Подобные нечаянности должен предупреждать не отрядный генерал, а распорядитель боя. Еще одно важное обвинение было поднято против распорядителя: ни один из отрядных начальников не знал хорошо местности боя и не получил карты ее; игрок не знал доски, на которой ставилась такая громадная ставка, на которой решилась судьба целой партии. Это уже что-то легкомысленное, даже и в теоретическом отношении. Начальникам объявлена была только диспозиция для всхода отрядов на гору, а что делать дальше — предоставлялось распорядителю указать на месте. Отряды вошли, один полз за другим, нет ни сказа, ни указа, а неприятель жарит картечью и ядрами. Указ сам неприятель. Коли меня бьет, конечно, и его надо бить. Вот что сделалось с первого же мгновения единственным ключом и единственною целью битвы.
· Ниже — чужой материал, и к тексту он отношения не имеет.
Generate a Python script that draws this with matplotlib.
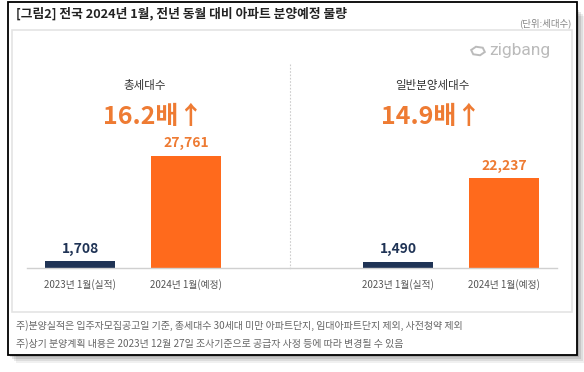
import matplotlib
matplotlib.use("Agg")
import matplotlib.pyplot as plt
from matplotlib.patches import Rectangle, RegularPolygon

plt.rcParams["font.family"] = ["Noto Sans CJK KR", "DejaVu Sans"]

# figure size in pixels
W_PX, H_PX = 584, 372
DPI = 100

# data
categories = ["2023년 1월(실적)", "2024년 1월(예정)"]
total_units = [1708, 27761]
general_units = [1490, 22237]
panel_titles = ["총세대수", "일반분양세대수"]
ratio_labels = ["16.2배", "14.9배"]

title = "[그림2] 전국 2024년 1월, 전년 동월 대비 아파트 분양예정 물량"
unit_note = "(단위:세대수)"
notes = [
    "주)분양실적은 입주자모집공고일 기준, 총세대수 30세대 미만 아파트단지, 임대아파트단지 제외, 사전청약 제외",
    "주)상기 분양계획 내용은 2023년 12월 27일 조사기준으로 공급자 사정 등에 따라 변경될 수 있음",
]

NAVY = "#1f3355"
ORANGE = "#ff6a1c"
ORANGE_TXT = "#ee7b33"
GRAY_TXT = "#555555"


def fx(x):
    return x / W_PX


def fy(y):
    return 1 - y / H_PX


def ax_rect(x0, y0, x1, y1):
    # pixel box (top-left origin) -> figure fraction rect
    return [fx(x0), fy(y1), fx(x1) - fx(x0), fy(y0) - fy(y1)]


fig = plt.figure(figsize=(W_PX / DPI, H_PX / DPI), dpi=DPI)
fig.patch.set_facecolor("white")

# drop shadow + outer frame
for i, a in enumerate([0.06, 0.08, 0.1, 0.12]):
    off = 8 - i * 2
    fig.patches.append(Rectangle((fx(8 + off), fy(355 + off)), fx(569), 347 / H_PX,
                                 transform=fig.transFigure, facecolor="black",
                                 alpha=a, edgecolor="none", zorder=0))
fig.patches.append(Rectangle((fx(8), fy(355)), fx(569), 353 / H_PX,
                             transform=fig.transFigure, facecolor="white",
                             edgecolor="black", linewidth=1.3, zorder=1))
# inner panel
fig.patches.append(Rectangle((fx(12), fy(312)), fx(560), 282 / H_PX,
                             transform=fig.transFigure, facecolor="white",
                             edgecolor="#e4e4e4", linewidth=1.2, zorder=2))

fig.text(fx(16), fy(14), title, fontsize=9.2, fontweight="bold",
         color="#222222", va="center", ha="left", zorder=5)
fig.text(fx(571), fy(23), unit_note, fontsize=6.8, color="#888888",
         va="center", ha="right", zorder=5)

# zigbang logo
fig.patches.append(RegularPolygon((fx(478), fy(51)), numVertices=6, radius=0.012,
                                  orientation=0.3, transform=fig.transFigure,
                                  facecolor="none", edgecolor="#bbbbbb",
                                  linewidth=1.4, zorder=5))
fig.text(fx(489), fy(50), "zigbang", fontsize=12.5, color="#bbbbbb",
         va="center", ha="left", family="Roboto", zorder=5)

# bar axes: baseline at y=268 px, bar pitch 106 px, width 70 px
BASE_Y = 268
SCALE_TOP = 60
ymax = max(total_units) * (BASE_Y - SCALE_TOP) / 112


def frac_y(ypx):
    return (BASE_Y - ypx) / (BASE_Y - SCALE_TOP)


panels = [
    (total_units, ax_rect(27, SCALE_TOP, 290, BASE_Y), (-0.5, 1.981), 27, 263),
    (general_units, ax_rect(290, SCALE_TOP, 557, BASE_Y), (-1.019, 1.5), 290, 267),
]
title_cx = [145, 432]
ratio_cx = [153, 431]

for k, (vals, rect, xl, x0, w) in enumerate(panels):
    ax = fig.add_axes(rect, zorder=4)
    ax.set_facecolor("none")
    ax.bar([0, 1], vals, width=0.66, color=[NAVY, ORANGE])
    ax.set_xlim(*xl)
    ax.set_ylim(0, ymax)
    for s in ["top", "right", "left"]:
        ax.spines[s].set_visible(False)
    ax.spines["bottom"].set_color("#d0d0d0")
    ax.spines["bottom"].set_linewidth(1.0)
    ax.set_yticks([])
    ax.set_xticks([0, 1])
    ax.set_xticklabels(categories, fontsize=7, color=GRAY_TXT)
    ax.tick_params(axis="x", length=0, pad=8)
    txt_cols = [NAVY, ORANGE_TXT]
    for i, v in enumerate(vals):
        ax.annotate(f"{v:,}", (i, v), xytext=(0, 4), textcoords="offset points",
                    ha="center", va="bottom", fontsize=10, fontweight="bold",
                    color=txt_cols[i])
    ax.text((title_cx[k] - x0) / w, frac_y(85), panel_titles[k],
            transform=ax.transAxes, ha="center", va="center",
            fontsize=8.3, color="#333333")
    ax.text((ratio_cx[k] - x0) / w, frac_y(117), ratio_labels[k] + "↑",
            transform=ax.transAxes, ha="center", va="center",
            fontsize=18, fontweight="bold", color=ORANGE_TXT)

# dashed separator between panels
fig.add_artist(plt.Line2D([fx(290), fx(290)], [fy(64), fy(268)],
                          transform=fig.transFigure, color="#cccccc",
                          linewidth=0.8, linestyle=(0, (1.5, 1.5)), zorder=3))

for j, line in enumerate(notes):
    fig.text(fx(16), fy(326 + j * 18), line, fontsize=7.2, color="#666666",
             va="center", ha="left", zorder=5)

fig.savefig("out.png", dpi=DPI)
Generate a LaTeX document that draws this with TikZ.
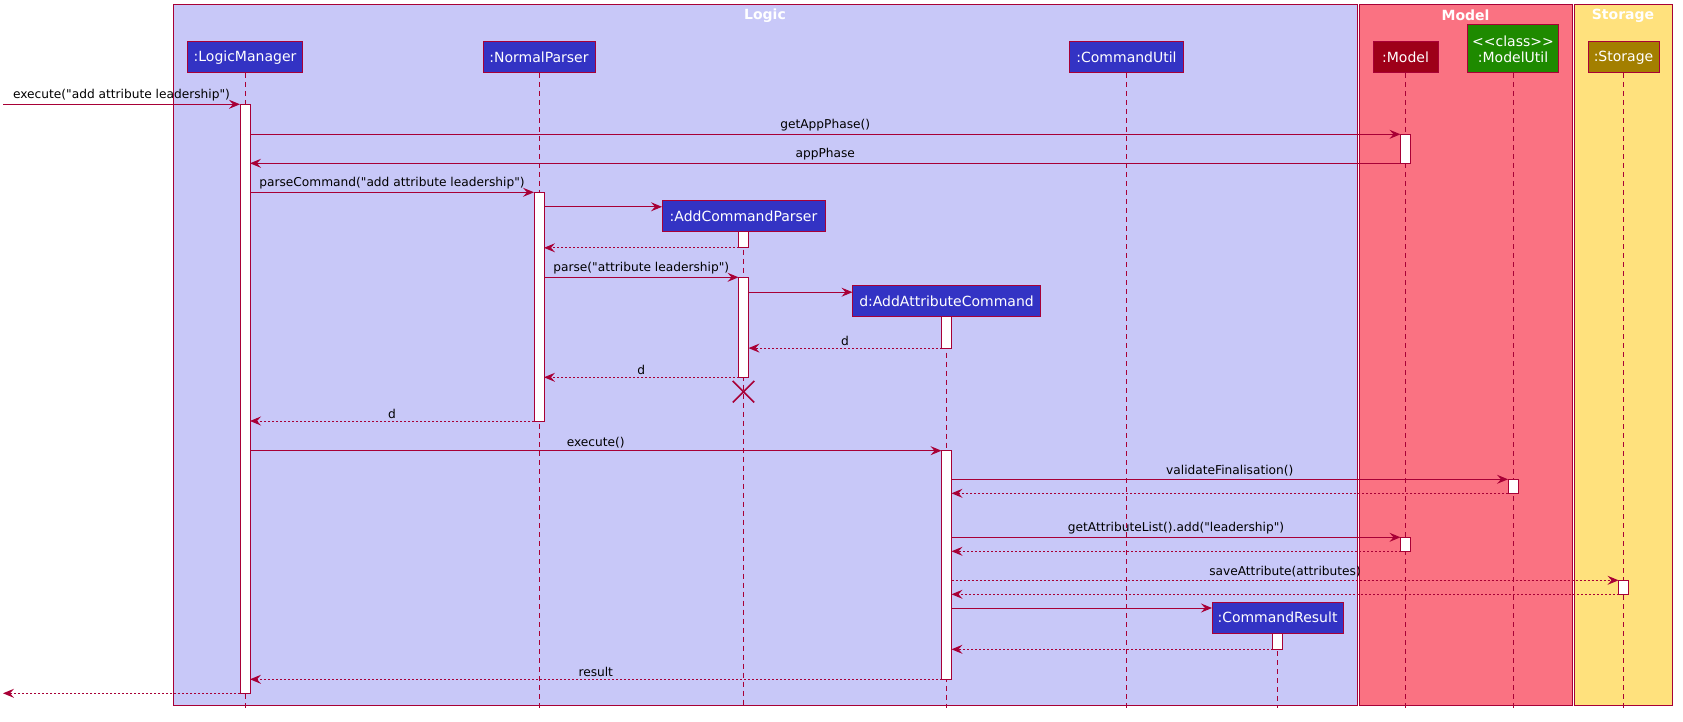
\documentclass[tikz,border=0pt]{standalone}
\usepackage{fontspec}
\setmainfont{DejaVu Sans}[Ligatures=TeXOff]
\usepackage{tikz}
\usetikzlibrary{arrows.meta,shapes.misc}
\definecolor{umlred}{HTML}{A80036}
\definecolor{logicbg}{HTML}{C8C8F8}
\definecolor{modelbg}{HTML}{FA7282}
\definecolor{storagebg}{HTML}{FFE17D}
\definecolor{logicpt}{HTML}{3333C4}
\definecolor{modelpt}{HTML}{9E0019}
\definecolor{utilpt}{HTML}{1E8A00}
\definecolor{storagept}{HTML}{A37F00}

\begin{document}
\begin{tikzpicture}[x=1pt, y=-1pt, line width=1pt,
	part/.style={draw=umlred, fill=logicpt, text=white, font=\fontsize{14}{16}\selectfont, minimum height=31pt, inner sep=0pt, outer sep=0pt},
	act/.style={draw=umlred, fill=white, minimum width=10pt, inner sep=0pt, outer sep=0pt, anchor=north},
	life/.style={draw=umlred, dash pattern=on 5pt off 4pt},
	msg/.style={draw=umlred, -{Stealth[length=11pt,width=9pt,inset=4pt]}},
	ret/.style={msg, dash pattern=on 2pt off 2pt},
	lbl/.style={above, text=black, font=\fontsize{12.2}{14}\selectfont, inner sep=2.3pt},
	title/.style={text=white, font=\fontsize{14}{16}\selectfont\bfseries}]
						\useasboundingbox (0,0) rectangle (1683,722);
						\draw[umlred, fill=logicbg] (173,4.5) rectangle (1357,705);
						\draw[umlred, fill=modelbg] (1359,4.5) rectangle (1572,705);
						\draw[umlred, fill=storagebg] (1574.5,4.5) rectangle (1672,705);
						\node[title] (logict) at (765,15.5) {Logic};
						\node[title] (modelt) at (1465.5,15.5) {Model};
						\node[title] (storaget) at (1623,15.5) {Storage};

						\node[part, minimum width=115pt] (lm) at (245,57.5) {:LogicManager};
						\node[part, minimum width=112pt] (np) at (539,57.5) {:NormalParser};
						\node[part, minimum width=114pt] (cu) at (1126.5,57.5) {:CommandUtil};
						\node[part, fill=modelpt, minimum width=65pt] (mdl) at (1405.5,57.5) {:Model};
						\node[part, fill=utilpt, minimum width=91pt, minimum height=48pt, align=center] (util) at (1513,49) {<{}<class>{}>\\:ModelUtil};
						\node[part, fill=storagept, minimum width=71pt] (sto) at (1623.5,57.5) {:Storage};
						\node[part, minimum width=163pt] (acp) at (743.5,216) {:AddCommandParser};
						\node[part, minimum width=188pt] (aac) at (946.5,301) {d:AddAttributeCommand};
						\node[part, minimum width=131pt] (cr) at (1277.5,617.5) {:CommandResult};

						\foreach \p in {lm,np,cu,mdl,util,sto,acp,aac,cr}
							\draw[life] (\p.south) -- (\p.south |- 0,708);

						\node[act, minimum height=589pt] (lmact) at (lm.south |- 0,104.3) {};
						\node[act, minimum height=29pt] (mdlact1) at (mdl.south |- 0,134.3) {};
						\node[act, minimum height=228.7pt] (npact) at (np.south |- 0,192.3) {};
						\node[act, minimum height=16.3pt] (acpact1) at (acp.south) {};
						\node[act, minimum height=100pt] (acpact2) at (acp.south |- 0,277.3) {};
						\node[act, minimum height=31.6pt] (aacact1) at (aac.south) {};
						\node[act, minimum height=228.6pt] (aacact2) at (aac.south |- 0,450.7) {};
						\node[act, minimum height=14pt] (utilact) at (util.south |- 0,479.3) {};
						\node[act, minimum height=14pt] (mdlact2) at (mdl.south |- 0,537.3) {};
						\node[act, minimum height=14pt] (stoact) at (sto.south |- 0,580.3) {};
						\node[act, minimum height=16.3pt] (cract) at (cr.south) {};

						\coordinate (in) at (3,104.3);
						\coordinate (out) at (3,693.3);
						\coordinate (acpin) at ([yshift=-6.3pt]acp.north west);
						\coordinate (aacin) at ([yshift=-6.7pt]aac.north west);
						\coordinate (crin) at ([yshift=-6pt]cr.north west);

						\draw[msg] (in) -- (lmact.north west) node[lbl, midway] (m1) {execute("add attribute leadership")};
						\draw[msg] (lmact.east |- mdlact1.north) -- (mdlact1.north west) node[lbl, midway] (m2) {getAppPhase()};
						\draw[msg] (mdlact1.south west) -- (lmact.east |- mdlact1.south) node[lbl, midway] (m3) {appPhase};
						\draw[msg] (lmact.east |- npact.north) -- (npact.north west) node[lbl, midway] (m4) {parseCommand("add attribute leadership")};
						\draw[msg] (npact.east |- acpin) -- (acpin);
						\draw[ret] (acpact1.south west) -- (npact.east |- acpact1.south);
						\draw[msg] (npact.east |- acpact2.north) -- (acpact2.north west) node[lbl, midway] (m5) {parse("attribute leadership")};
						\draw[msg] (acpact2.east |- aacin) -- (aacin);
						\draw[ret] (aacact1.south west) -- (acpact2.east |- aacact1.south) node[lbl, midway] (m6) {d};
						\draw[ret] (acpact2.south west) -- (npact.east |- acpact2.south) node[lbl, midway] (m7) {d};
						\node[cross out, draw=umlred, minimum size=20pt, inner sep=0pt, line width=1.5pt] (acpx) at (acpact2.south |- 0,391.7) {};
						\draw[ret] (npact.south west) -- (lmact.east |- npact.south) node[lbl, midway] (m8) {d};
						\draw[msg] (lmact.east |- aacact2.north) -- (aacact2.north west) node[lbl, midway] (m9) {execute()};
						\draw[msg] (aacact2.east |- utilact.north) -- (utilact.north west) node[lbl, midway] (m10) {validateFinalisation()};
						\draw[ret] (utilact.south west) -- (aacact2.east |- utilact.south);
						\draw[msg] (aacact2.east |- mdlact2.north) -- (mdlact2.north west) node[lbl, midway] (m11) {getAttributeList().add("leadership")};
						\draw[ret] (mdlact2.south west) -- (aacact2.east |- mdlact2.south);
						\draw[ret] (aacact2.east |- stoact.north) -- (stoact.north west) node[lbl, midway] (m12) {saveAttribute(attributes)};
						\draw[ret] (stoact.south west) -- (aacact2.east |- stoact.south);
						\draw[msg] (aacact2.east |- crin) -- (crin);
						\draw[ret] (cract.south west) -- (aacact2.east |- cract.south);
						\draw[ret] (aacact2.south west) -- (lmact.east |- aacact2.south) node[lbl, midway] (m13) {result};
						\draw[ret] (lmact.south west) -- (out);
\end{tikzpicture}
\end{document}
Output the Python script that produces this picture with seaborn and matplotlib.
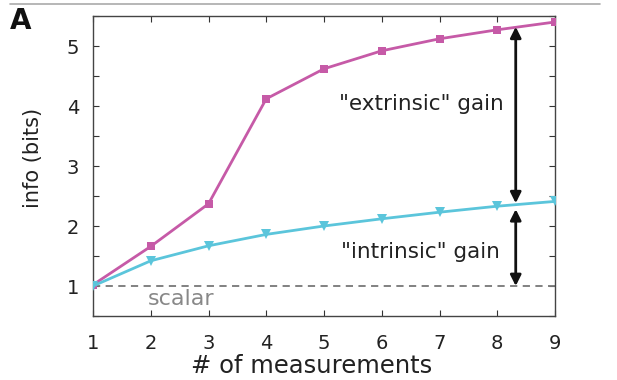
import matplotlib
matplotlib.use("Agg")
import matplotlib.pyplot as plt
import seaborn as sns
import pandas as pd
import numpy as np

n_meas = [1, 2, 3, 4, 5, 6, 7, 8, 9]
extrinsic = [1.02, 1.66, 2.37, 4.12, 4.62, 4.92, 5.12, 5.27, 5.40]
intrinsic = [1.00, 1.42, 1.67, 1.86, 2.00, 2.12, 2.23, 2.33, 2.41]
scalar_level = 1.0
x_ticks = [1, 2, 3, 4, 5, 6, 7, 8, 9]
y_ticks = [1, 2, 3, 4, 5]

sns.set_theme(style="white")
plt.rcParams['font.family'] = ['DejaVu Sans']

magenta = "#C65AA7"
cyan = "#5BC5DB"
txt = "#222222"

fig = plt.figure(figsize=(6.17, 3.8), dpi=100)
ax = fig.add_axes([93/617, 1 - 316/380, (555-93)/617, (316-16)/380])

df = pd.DataFrame({"n": n_meas + n_meas,
                   "info": extrinsic + intrinsic,
                   "kind": ["ext"] * 9 + ["int"] * 9})

ax.axhline(scalar_level, color="#777777", ls=(0, (4, 3)), lw=1.3, zorder=1)
sns.lineplot(data=df[df.kind == "ext"], x="n", y="info", ax=ax, color=magenta,
             marker="s", markersize=5.5, markeredgewidth=0, lw=2.0, zorder=3)
sns.lineplot(data=df[df.kind == "int"], x="n", y="info", ax=ax, color=cyan,
             marker="v", markersize=7.5, markeredgewidth=0, lw=2.0, zorder=3)

ax.set_xlim(1, 9)
ax.set_ylim(0.5, 5.5)
ax.set_xticks(x_ticks)
yt = np.arange(0.5, 5.51, 0.5)
ax.set_yticks(yt)
ax.set_yticklabels([str(int(v)) if v in y_ticks else "" for v in yt])
ax.tick_params(direction="in", length=4, width=0.8, colors="#333333",
               labelcolor=txt, labelsize=14, top=True, right=True,
               left=True, bottom=True)
ax.tick_params(axis="y", pad=10)
ax.tick_params(axis="x", pad=13)
for s in ax.spines.values():
    s.set_color("#444444")
    s.set_linewidth(1.0)

ax.set_xlabel("# of measurements", fontsize=17.5, color=txt)
ax.set_ylabel("info (bits)", fontsize=15, color=txt)
ax.xaxis.set_label_coords((312 - 93) / 462, -(366 - 316) / 300)
ax.yaxis.set_label_coords(-(93 - 33) / 462, (316 - 158) / 300)
ax.xaxis.label.set_va("center")
ax.yaxis.label.set_va("center")

# arrows
arr_x = 8.32
ax.annotate("", xy=(arr_x, intrinsic[-2] + 0.05), xytext=(arr_x, extrinsic[-1] - 0.08),
            arrowprops=dict(arrowstyle="<|-|>", color="#111111", lw=2.0,
                            mutation_scale=16, shrinkA=0, shrinkB=0))
ax.annotate("", xy=(arr_x, scalar_level), xytext=(arr_x, intrinsic[-2] - 0.05),
            arrowprops=dict(arrowstyle="<|-|>", color="#111111", lw=2.0,
                            mutation_scale=16, shrinkA=0, shrinkB=0))

ax.text(6.68, 4.03, '"extrinsic" gain', ha="center", va="center", fontsize=15.5, color=txt)
ax.text(6.67, 1.57, '"intrinsic" gain', ha="center", va="center", fontsize=15.5, color=txt)
ax.text(1.95, 0.79, "scalar", ha="left", va="center", fontsize=16, color="#888888")

fig.text(10/617, 1 - 29/380, "A", fontsize=20, fontweight="bold", ha="left", va="baseline", color="#111111")
fig.add_artist(plt.Line2D([10/617, 600/617], [1 - 4/380, 1 - 4/380], color="#aaaaaa", lw=1.2))

fig.savefig("out.png", dpi=100)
Генералы дрались сами, кидались в огонь; солдаты и субалтерн-офицеры распоряжались боем.
Все было перевернуто.
Ошибка Соймонова сделала то, что русская армия вся стеснилась в одном углу, на правом крыле английского лагеря. Теснота и овраги перемешали полки и лишили начальников всякой возможности не только распорядиться чем-нибудь, но даже видеть что-нибудь далее нескольких сажен.
Удар наших был молодецкий, энергический, как всегда. Но вместо удара одной цельной скалы, это был ряд последовательных ударов одного камня за другим.
Сила верженья была та же, но результат нисколько не похожий.
То, что целиком раздавило бы, то, раздельное, ударялось и отскакивало назад…
Бросились томцы и колыванцы, изрубили англичан, захватили батарею, отбили приступы, на них обратилась вся ярость врага, все его полки, все батареи, а наши еще внизу, собираются лезть на горы. Долго держатся герои, делают чудеса, наконец, уступают наплыву сил, чугуну, огню, оставляют свою добычу и, расстроенные, перемешанные, перебитые, спасаются назад.
Они — герои, они — львы, но они разбиты и не могли не быть разбиты.